29 May 2018

Nobels: 2001: V S Naipaul

Finally a rainy, thundery day (there was no possibility of riding a bike this day) gave me the perfect chance to finish Naipaul's breakthrough novel A House for Mr Biswas. According to Wikipedia it took him three years to complete it, and it sometimes felt it would take me that long to read it.

It's a long (600+ pages) and detailed account of the life of Mr Biswas, set in relation to all the generally ramshackle and overcrowded places he inhabited - to say he called them home would be inaccurate.

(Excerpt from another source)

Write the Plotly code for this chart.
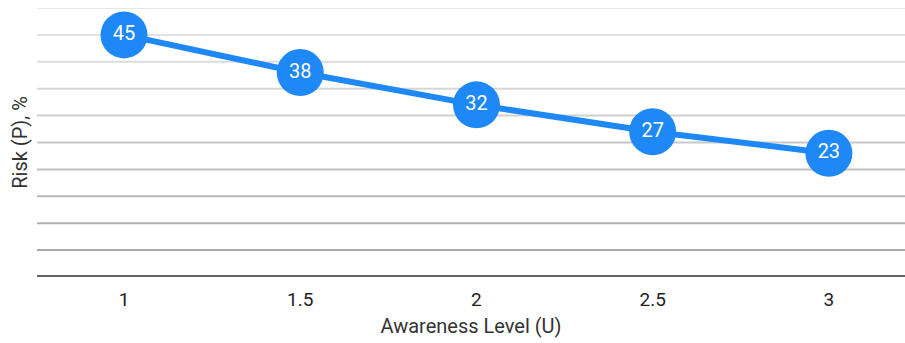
import plotly.graph_objects as go

# Awareness level (U) vs. risk (P, %)
awareness = [1, 1.5, 2, 2.5, 3]
risk = [45, 38, 32, 27, 23]
x_ticks = [1, 1.5, 2, 2.5, 3]
x_tick_labels = ["1", "1.5", "2", "2.5", "3"]
grid_values = [5, 10, 15, 20, 25, 30, 35, 40, 45, 50]

BLUE = "#1e88f7"
FONT = "Roboto, Arial, sans-serif"

# grid lines fade from light (top) to darker gray (bottom)
grid_colors = {
    50: "#e6e6e6", 45: "#e2e2e2", 40: "#dddddd", 35: "#d7d7d7", 30: "#d0d0d0",
    25: "#c8c8c8", 20: "#c0c0c0", 15: "#b8b8b8", 10: "#b0b0b0", 5: "#a8a8a8",
}

fig = go.Figure()

fig.add_trace(go.Scatter(
    x=awareness,
    y=risk,
    mode="lines+markers+text",
    line=dict(color=BLUE, width=6),
    marker=dict(size=47, color=BLUE, line=dict(width=0)),
    text=[str(v) for v in risk],
    textposition="middle center",
    textfont=dict(family=FONT, size=20, color="white"),
    cliponaxis=False,
    hoverinfo="x+y",
))

shapes = []
for v in grid_values:
    shapes.append(dict(
        type="line", xref="paper", yref="y", x0=0, x1=1, y0=v, y1=v,
        line=dict(color=grid_colors[v], width=2), layer="below",
    ))
# baseline
shapes.append(dict(
    type="line", xref="paper", yref="y", x0=0, x1=1, y0=0, y1=0,
    line=dict(color="#646464", width=4), layer="above",
))

fig.update_layout(
    width=905,
    height=343,
    margin=dict(l=37, r=0, t=8, b=66),
    paper_bgcolor="white",
    plot_bgcolor="white",
    showlegend=False,
    shapes=shapes,
    font=dict(family=FONT, color="#333333"),
    xaxis=dict(
        range=[0.753, 3.216],
        tickvals=x_ticks,
        ticktext=x_tick_labels,
        showgrid=False,
        zeroline=False,
        showline=False,
        ticks="outside",
        ticklen=5,
        tickcolor="rgba(0,0,0,0)",
        tickfont=dict(size=19, color="#222222"),
        title=dict(text="Awareness Level (U)", font=dict(size=20, color="#333333"), standoff=9),
    ),
    yaxis=dict(
        range=[0, 50],
        showgrid=False,
        zeroline=False,
        showline=False,
        showticklabels=False,
        ticks="",
        title=dict(text="Risk (P), %", font=dict(size=20, color="#333333"), standoff=3),
    ),
)

fig.write_html("out.html")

You've probably gained the correct impression I found this a bit of a slog. What kept me going, apart from a sense of duty to this blog and its handful of readers, was the occasional insight into the character of Biswas and his family, and into Trinidadian society, a dazzling mixture of cultures on the verge of decolonisation as the second world war presaged the collapse of the British empire. I suppose I can't avoid the word Dickensian, in that respect, but the plot is too linear to be gripping. There are no twists, just a procession of episodes, while Biswas's social and economic status remains more or less static. Perhaps that's the subversive point: we expect the hero of a novel (of this size) to develop and change, and Biswas just doesn't.  The novel is peopled Dickensianly with a bewildering array of extended relatives, so much so that a list of characters would have been helpful. (I don't know why novelists don't do this. I suppose they think it's an insult to their story-telling prowess, or an insult to the reader's reading memory.) Naipaul has said "there was a short period, towards the end of the writing, when I do believe I knew all or much of the book by heart", and that shows. He doesn't give the little reminders of who's who that a more considerate writer would.

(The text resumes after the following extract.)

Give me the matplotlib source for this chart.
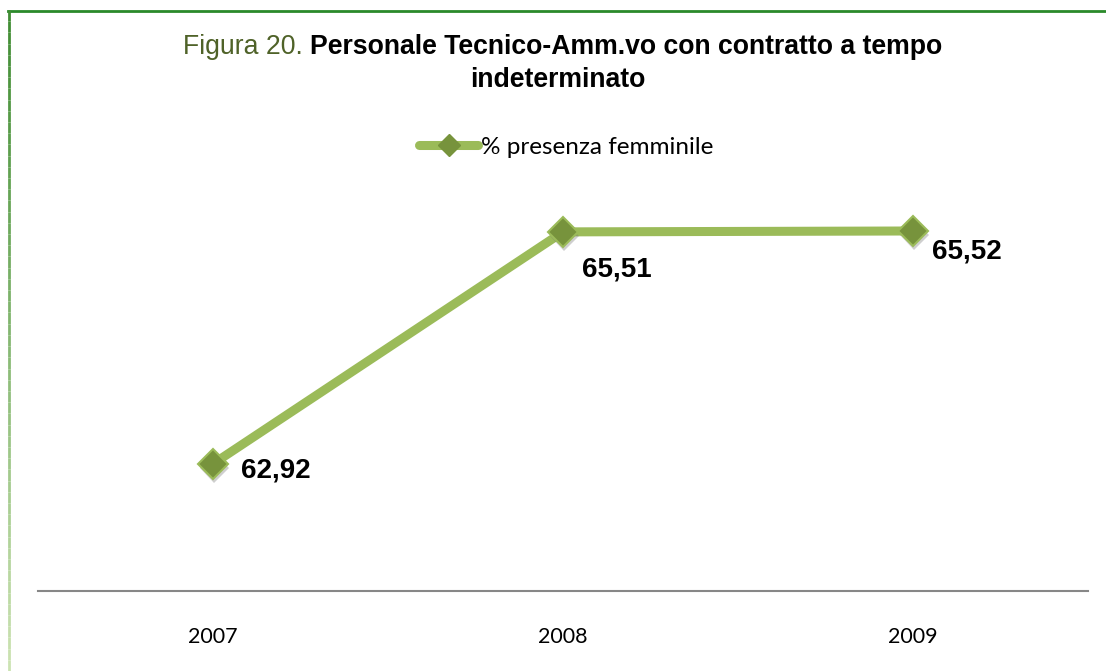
import matplotlib.pyplot as plt
import numpy as np
from matplotlib.collections import LineCollection
from matplotlib.lines import Line2D
import matplotlib.patheffects as pe

years = ["2007", "2008", "2009"]
pct_female = [62.92, 65.51, 65.52]
value_labels = ["62,92", "65,51", "65,52"]
# label offsets (points) from each marker
label_offsets = [(20, -5), (14, -27), (14, -15)]

GREEN = "#9BBB59"
DARK = "#77933C"

fig = plt.figure(figsize=(11.06, 6.71), dpi=100)
ax = fig.add_axes([38 / 1106, 80 / 671, 1050 / 1106, 403 / 671])

x = np.arange(len(years))
ax.plot(x, pct_female, color=GREEN, lw=6.5, solid_capstyle="round",
        zorder=2)
ax.plot(x, pct_female, ls="none", marker="D", ms=15, mfc=DARK,
        mec=GREEN, mew=1.5, zorder=3,
        path_effects=[pe.SimplePatchShadow(offset=(1, -3), alpha=0.35,
                                           shadow_rgbFace="#777777"),
                      pe.Normal()])

for xi, v, lab, off in zip(x, pct_female, value_labels, label_offsets):
    ax.annotate(lab, (xi, v), xytext=off, textcoords="offset points",
                ha="left", va="center", fontsize=20, fontweight="bold",
                family="Liberation Sans", color="black")

ax.set_xlim(-0.5, 2.5)
ax.set_ylim(61.5, 66)
ax.set_xticks(x)
ax.set_xticklabels(years, family="Lato", fontsize=15.5)
ax.tick_params(axis="x", length=0, pad=26)
ax.set_yticks([])
for s in ["top", "right", "left"]:
    ax.spines[s].set_visible(False)
ax.spines["bottom"].set_color("#878787")
ax.spines["bottom"].set_linewidth(1.5)

# legend
h = Line2D([0], [0], color=GREEN, lw=6.5, marker="D", ms=11,
           mfc=DARK, mec=DARK, solid_capstyle="round")
ax.legend([h], ["% presenza femminile"], loc="center",
          bbox_to_anchor=(566 / 1106, 524 / 671),
          bbox_transform=fig.transFigure, frameon=False,
          handlelength=2.45, handletextpad=0.1,
          prop={"family": "Lato", "size": 17.5})

# title: green prefix + bold text, centred as one line
y1 = 1 - 47 / 671
t1 = fig.text(0, y1, "Figura 20. ", color="#4F6228", fontsize=19.2,
              family="Liberation Sans", va="center", ha="left")
t2 = fig.text(0, y1, "Personale Tecnico-Amm.vo con contratto a tempo",
              fontsize=19.2, fontweight="bold", family="Liberation Sans",
              va="center", ha="left")
fig.canvas.draw()
w1 = t1.get_window_extent().width
w2 = t2.get_window_extent().width
x0 = 562.5 - (w1 + w2) / 2
t1.set_x(x0 / 1106)
t2.set_x((x0 + w1) / 1106)
fig.text(558 / 1106, 1 - 80 / 671, "indeterminato", fontsize=19.2,
         fontweight="bold", family="Liberation Sans", va="center",
         ha="center")

# frame: green top line, fading left line
fig.add_artist(Line2D([8 / 1106, 1], [1 - 10.5 / 671, 1 - 10.5 / 671],
                      transform=fig.transFigure, color="#2A8A2A", lw=2))
ys = np.linspace(1 - 10 / 671, 0, 60)
segs = [[(8.5 / 1106, ys[i]), (8.5 / 1106, ys[i + 1])] for i in range(59)]
c0 = np.array([0.25, 0.55, 0.2])
c1 = np.array([0.80, 0.89, 0.70])
cols = [tuple(c0 + (c1 - c0) * i / 58) for i in range(59)]
fig.add_artist(LineCollection(segs, colors=cols, lw=2,
                              transform=fig.transFigure))

fig.savefig("out.png", dpi=100)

It's often funny, although very soon you realise the underlying bleakness isn't going to go away. The laughter is bittersweet. Linguistically it's sharp, with  an enjoyable mix of  registers and languages of the characters - sometimes Hindi, sometimes English (sometimes colonial, sometimes colloquial, gradually becoming more American) - giving some glimpse of the excitement and possibilities of a multi-lingual society and making the surface of the prose glittering and fun.

I'm not tempted to read any more fiction by Naipaul on the basis of this, though. I'm interested in the comments about his non-fiction and travel writing in that Wikipedia article and someday maybe I'll look into them.